What is an Investment Letter of Intent?
An Investment Letter of Intent is a document that outlines the preliminary agreement between two parties regarding an investment opportunity. It serves as a formal indication of interest and intention to proceed with detailed negotiations and due diligence.
Who typically uses an Investment Letter of Intent?
This document is commonly used by investors and businesses seeking funding. Investors can be individuals, corporations, or venture capitalists. Businesses may be startups or established companies looking to secure capital for growth or operational needs.
Is an Investment Letter of Intent legally binding?
The Investment Letter of Intent is generally not legally binding, as it is primarily a statement of intent. However, certain provisions within the letter may be binding, such as confidentiality or exclusivity agreements. It is important to clarify these details before signing.
What should be included in an Investment Letter of Intent?
Key elements of an Investment Letter of Intent typically include the names of the parties involved, a description of the investment opportunity, the amount of investment being proposed, the expected terms, and any conditions that must be met prior to finalizing the agreement.
How long does it take to prepare an Investment Letter of Intent?
The preparation time for an Investment Letter of Intent can vary depending on the complexity of the investment opportunity and the specifics involved.

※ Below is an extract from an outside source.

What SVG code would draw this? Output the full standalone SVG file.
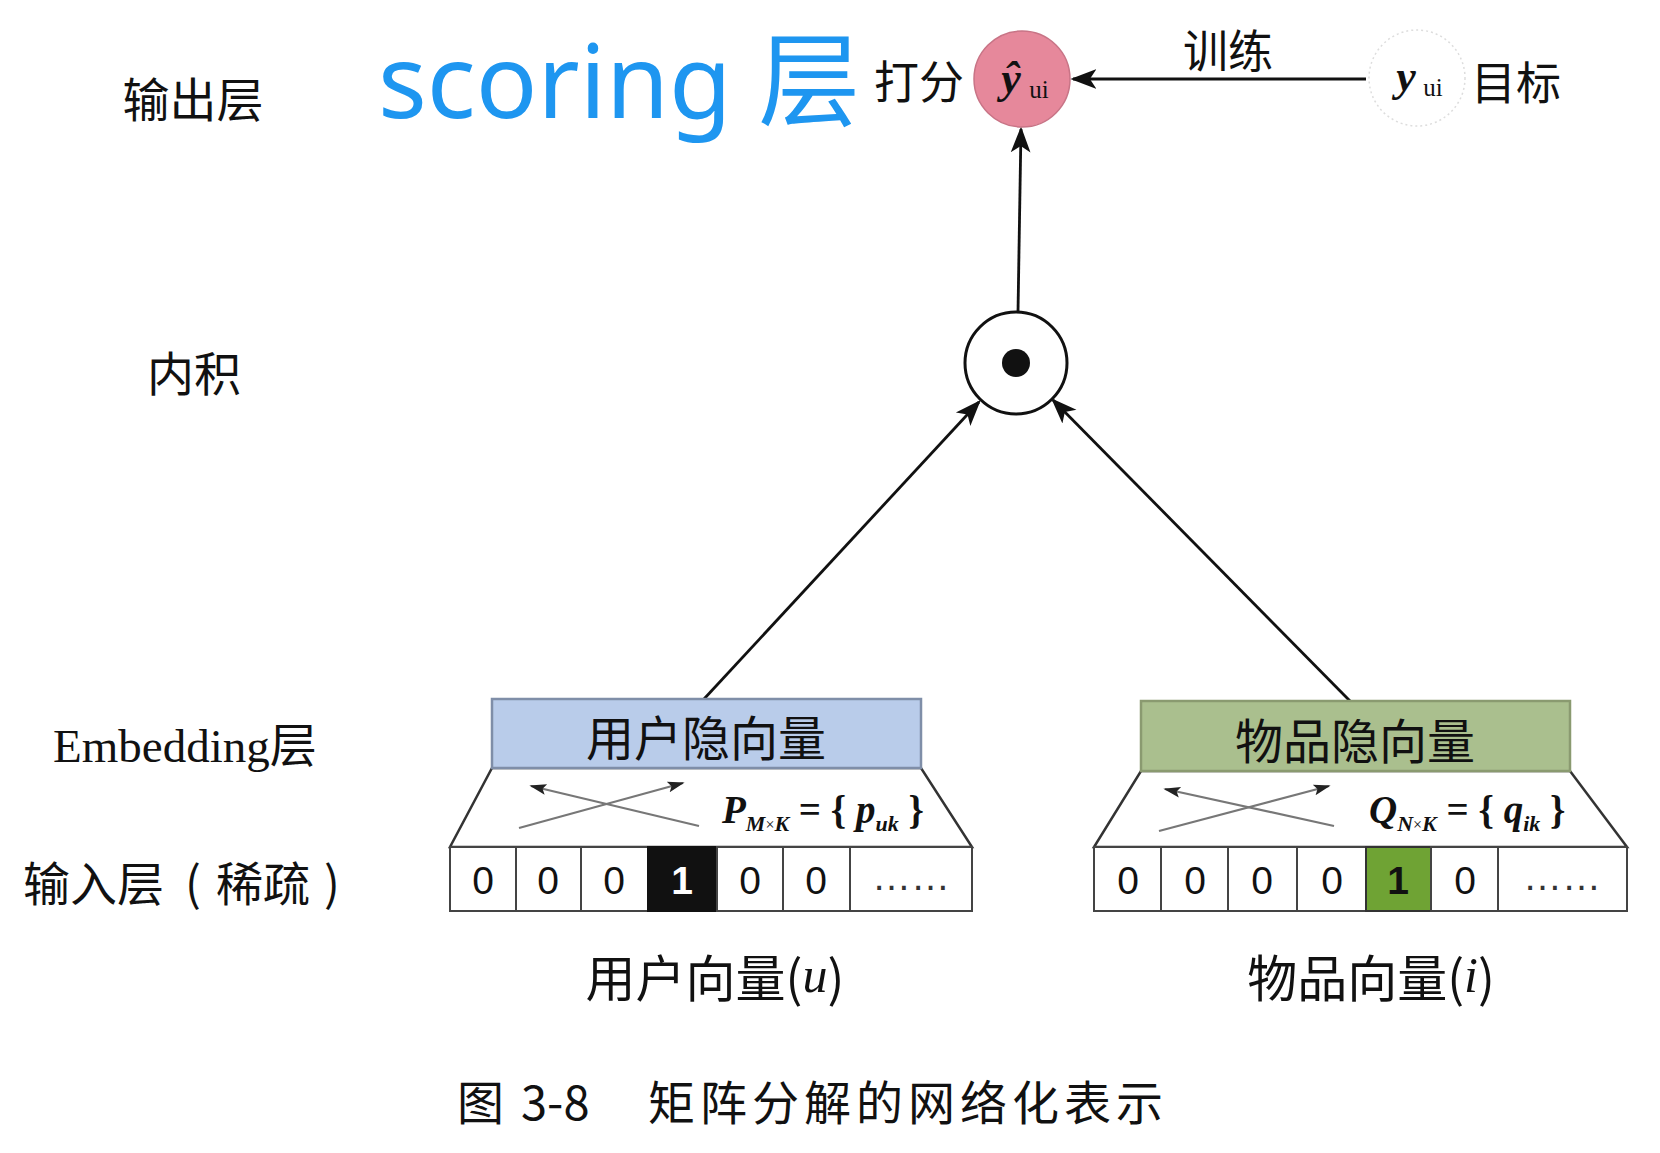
<svg xmlns="http://www.w3.org/2000/svg" width="1660" height="1153" viewBox="0 0 1660 1153">
<defs>
<style>
.cjk{font-family:"Noto Sans CJK SC","Noto Sans",sans-serif;fill:#111;}
.ser{font-family:"Liberation Serif",serif;fill:#111;}
.lbl{font-size:47px;}
.dig{font-family:"Liberation Sans","DejaVu Sans",sans-serif;font-size:39px;fill:#111;text-anchor:middle;dominant-baseline:central;}
.cell{fill:#fff;stroke:#444;stroke-width:2;}
.edge{stroke:#111;stroke-width:2.8;fill:none;}
.xarr{stroke:#777;stroke-width:2.2;fill:none;}
</style>
<marker id="ahb" viewBox="0 0 10 10" refX="9" refY="5" markerWidth="26" markerHeight="26" orient="auto" markerUnits="userSpaceOnUse">
<path d="M0,1.2 L10,5 L0,8.8 L2.5,5 Z" fill="#111"/>
</marker>
<marker id="ahs" viewBox="0 0 10 10" refX="9" refY="5" markerWidth="17" markerHeight="17" orient="auto" markerUnits="userSpaceOnUse">
<path d="M0,1.8 L10,5 L0,8.2 L2,5 Z" fill="#222"/>
</marker>
</defs>
<rect width="1660" height="1153" fill="#fff"/>

<g id="layer-labels">
<text class="cjk lbl" x="193" y="96" text-anchor="middle" dominant-baseline="central">输出层</text>
<text class="cjk lbl" x="194" y="370" text-anchor="middle" dominant-baseline="central">内积</text>
<text x="53" y="762" font-size="47"><tspan class="ser">Embedding</tspan><tspan class="cjk">层</tspan></text>
<text class="cjk" font-size="47" y="880" dominant-baseline="central"><tspan x="23">输入层</tspan><tspan x="185">(</tspan><tspan x="216">稀疏</tspan><tspan x="324">)</tspan></text>
</g>

<g id="scoring-label">
<text x="378" y="118" font-family="'Noto Sans','Noto Sans CJK SC',sans-serif" font-size="102" fill="#1E96F0">scoring <tspan font-family="'Noto Sans CJK SC',sans-serif">层</tspan></text>
</g>

<g id="connectors">
<line class="edge" x1="1366" y1="79" x2="1073" y2="79" marker-end="url(#ahb)"/>
<line class="edge" x1="1018" y1="312" x2="1021" y2="129" marker-end="url(#ahb)"/>
<line class="edge" x1="704" y1="699" x2="979" y2="402" marker-end="url(#ahb)"/>
<line class="edge" x1="1350" y1="701" x2="1053" y2="400" marker-end="url(#ahb)"/>
</g>

<g id="node-yhat">
<circle cx="1022" cy="79" r="48" fill="#E6889B" stroke="#c87486" stroke-width="1.5"/>
<text x="1011" y="93" class="ser" font-size="44" font-weight="bold" font-style="italic" text-anchor="middle">ŷ</text>
<text x="1039" y="98" class="ser" font-size="25" text-anchor="middle">ui</text>
<text class="cjk" font-size="45" x="919" y="79" text-anchor="middle" dominant-baseline="central">打分</text>
</g>

<g id="node-y">
<circle cx="1417" cy="78" r="48" fill="#fff" stroke="#ddd" stroke-width="1.5" stroke-dasharray="2 3"/>
<text x="1406" y="91" class="ser" font-size="44" font-weight="bold" font-style="italic" text-anchor="middle">y</text>
<text x="1433" y="96" class="ser" font-size="25" text-anchor="middle">ui</text>
<text class="cjk" font-size="45" x="1516" y="80" text-anchor="middle" dominant-baseline="central">目标</text>
</g>

<g id="label-train">
<text class="cjk" font-size="45" x="1228" y="48" text-anchor="middle" dominant-baseline="central">训练</text>
</g>

<g id="node-dot">
<circle cx="1016" cy="363" r="51" fill="#fff" stroke="#111" stroke-width="3"/>
<circle cx="1016" cy="363" r="14" fill="#111"/>
</g>

<g id="node-user">
<path d="M492,768 L921,768 L972,847 L450,847 Z" fill="#fff" stroke="#333" stroke-width="2.5"/>
<rect x="492" y="699" width="429" height="69" fill="#B9CCEA" stroke="#7f8ea8" stroke-width="2.5"/>
<text class="cjk" font-size="48" x="706" y="735" text-anchor="middle" dominant-baseline="central">用户隐向量</text>
<line class="xarr" x1="519" y1="828" x2="683" y2="783" marker-end="url(#ahs)"/>
<line class="xarr" x1="699" y1="826" x2="531" y2="786" marker-end="url(#ahs)"/>
<text x="722" y="823" class="ser" font-size="39" font-weight="bold" font-style="italic">P<tspan font-size="22" dy="8">M</tspan><tspan font-size="16" font-style="normal" font-weight="normal" dy="-1">×</tspan><tspan font-size="22" dy="1">K</tspan><tspan dy="-8" font-style="normal"> = { </tspan>p<tspan font-size="22" dy="8">uk</tspan><tspan dy="-8" font-style="normal"> }</tspan></text>
<rect class="cell" x="450" y="847" width="66" height="64"/>
<rect class="cell" x="516" y="847" width="65" height="64"/>
<rect class="cell" x="581" y="847" width="67" height="64"/>
<rect x="648" y="847" width="69" height="64" fill="#111" stroke="#111" stroke-width="2"/>
<rect class="cell" x="717" y="847" width="66" height="64"/>
<rect class="cell" x="783" y="847" width="67" height="64"/>
<rect class="cell" x="850" y="847" width="122" height="64"/>
<text class="dig" x="483" y="880">0</text>
<text class="dig" x="548" y="880">0</text>
<text class="dig" x="614" y="880">0</text>
<text class="dig" x="682" y="880" style="fill:#fff" font-weight="bold" font-size="32">1</text>
<text class="dig" x="750" y="880">0</text>
<text class="dig" x="816" y="880">0</text>
<text class="dig" x="911" y="876" font-size="20" style="fill:#333">……</text>
<text class="cjk" font-size="50" x="715" y="975" text-anchor="middle" dominant-baseline="central">用户向量(<tspan class="ser" font-style="italic">u</tspan>)</text>
</g>

<g id="node-item">
<path d="M1141,771 L1570,771 L1627,847 L1094,847 Z" fill="#fff" stroke="#333" stroke-width="2.5"/>
<rect x="1141" y="701" width="429" height="70" fill="#AABF8E" stroke="#8a9a70" stroke-width="2.5"/>
<text class="cjk" font-size="48" x="1355" y="738" text-anchor="middle" dominant-baseline="central">物品隐向量</text>
<line class="xarr" x1="1159" y1="831" x2="1329" y2="786" marker-end="url(#ahs)"/>
<line class="xarr" x1="1334" y1="826" x2="1165" y2="789" marker-end="url(#ahs)"/>
<text x="1369" y="823" class="ser" font-size="39" font-weight="bold" font-style="italic">Q<tspan font-size="22" dy="8">N</tspan><tspan font-size="16" font-style="normal" font-weight="normal" dy="-1">×</tspan><tspan font-size="22" dy="1">K</tspan><tspan dy="-8" font-style="normal"> = { </tspan>q<tspan font-size="22" dy="8">ik</tspan><tspan dy="-8" font-style="normal"> }</tspan></text>
<rect class="cell" x="1094" y="847" width="67" height="64"/>
<rect class="cell" x="1161" y="847" width="67" height="64"/>
<rect class="cell" x="1228" y="847" width="69" height="64"/>
<rect class="cell" x="1297" y="847" width="69" height="64"/>
<rect x="1366" y="847" width="65" height="64" fill="#6FA334" stroke="#333" stroke-width="2"/>
<rect class="cell" x="1431" y="847" width="67" height="64"/>
<rect class="cell" x="1498" y="847" width="129" height="64"/>
<text class="dig" x="1128" y="880">0</text>
<text class="dig" x="1195" y="880">0</text>
<text class="dig" x="1262" y="880">0</text>
<text class="dig" x="1332" y="880">0</text>
<text class="dig" x="1398" y="880" font-weight="bold" font-size="32">1</text>
<text class="dig" x="1465" y="880">0</text>
<text class="dig" x="1562" y="876" font-size="20" style="fill:#333">……</text>
<text class="cjk" font-size="50" x="1371" y="975" text-anchor="middle" dominant-baseline="central">物品向量(<tspan class="ser" font-style="italic">i</tspan>)</text>
</g>

<g id="caption">
<text class="cjk" font-size="47" x="457" y="1099" dominant-baseline="central">图</text>
<text class="cjk" font-size="47" x="521" y="1099" dominant-baseline="central">3-8</text>
<text class="cjk" font-size="47" x="648" y="1099" dominant-baseline="central" letter-spacing="5">矩阵分解的网络化表示</text>
</g>
</svg>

Generally, it can take anywhere from a few days to a couple of weeks to draft and finalize the document.
What happens after an Investment Letter of Intent is signed?
Once signed, the parties usually engage in further discussions and due diligence. This process involves examining financial statements, assessing risks, and negotiating the final investment agreement. Both parties aim to come to a mutual understanding before proceeding.
Can the terms of the Investment Letter of Intent be amended later?
Yes, the terms of an Investment Letter of Intent can be amended if both parties agree. It is advisable to document any changes clearly to avoid misunderstandings in the future. Written amendments are recommended for clarity and record-keeping.
What should I consider before signing an Investment Letter of Intent?
Prior to signing, consider the implications of the investment, the terms proposed, and how the investment aligns with your goals. It may also be useful to seek legal or financial advice to ensure that all aspects are understood and acceptable.
Is it necessary to consult a lawyer when preparing an Investment Letter of Intent?
While it is not mandatory to consult a lawyer, doing so can be beneficial. A legal professional can provide guidance, help clarify terms, and ensure that your interests are adequately protected throughout the investment process.
What are the consequences of not following through after signing an Investment Letter of Intent?
Not following through after signing an Investment Letter of Intent could damage your reputation and relationships with potential investors or business partners. While it may not have legal consequences, it is always advisable to communicate openly with the involved parties about any changes in intentions.